Vladimir Bibikhin as a Philosopher of Technology
Abstract
The article examines the extent to which Vladimir Bibikhin can be regarded as a philosopher of technology. Although Bibikhin identifies the proliferation of technological civilization as a central phenomenon of contemporary society, the issue of technology is explicitly addressed in the title of only one of his articles, namely “Philosophy and Technology”. A contextual analysis of this paper through Heidegger's philosophy of technology reveals that Bibikhin's expansion of the concept of technology represents a coherent continuation of Heideggerian thought. Bibikhin reframes the “problem of technology” as a specific mode of thinking.

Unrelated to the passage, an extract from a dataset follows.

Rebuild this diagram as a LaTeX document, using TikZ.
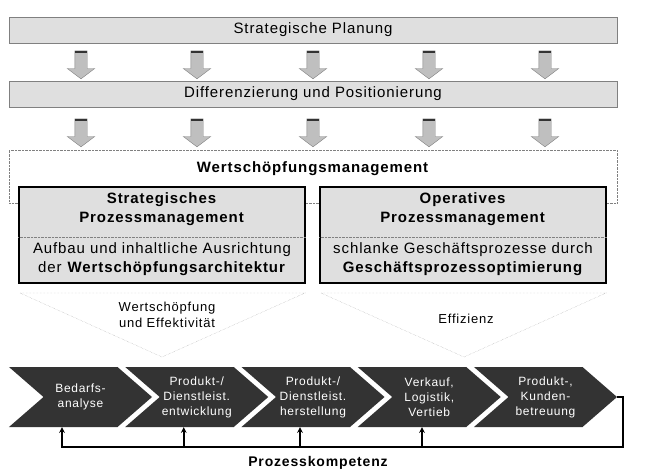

He criticizes not scientific and technical reasoning itself, but rather what he terms “robbery”, a mindset that extracts knowledge from its original context. In “Philosophy and Technology”, Bibikhin draws on the experiences of Leonardo da Vinci, criticizes the “choice of Europe”, and explores the potential for an “alternative solution”. His subsequent work, “The New Renaissance”, suggests that an alternative trajectory for the development of European civilization would be able to emerge if it had adhered to the principle of “recognizing the knowable as one's own”, as articulated by Leonardo. In his quest for “another beginning”, Bibikhin looks to Russia and articulates a desirable relationship with the science in “The Woods”. The analysis demonstrates that these various strategies are unified by the concept of amechania, which emerges as Bibikhin's technique. The concluding section discusses how Bibikhin's technique might be realized in a post-Bibikhin context without becoming a form of robbery itself.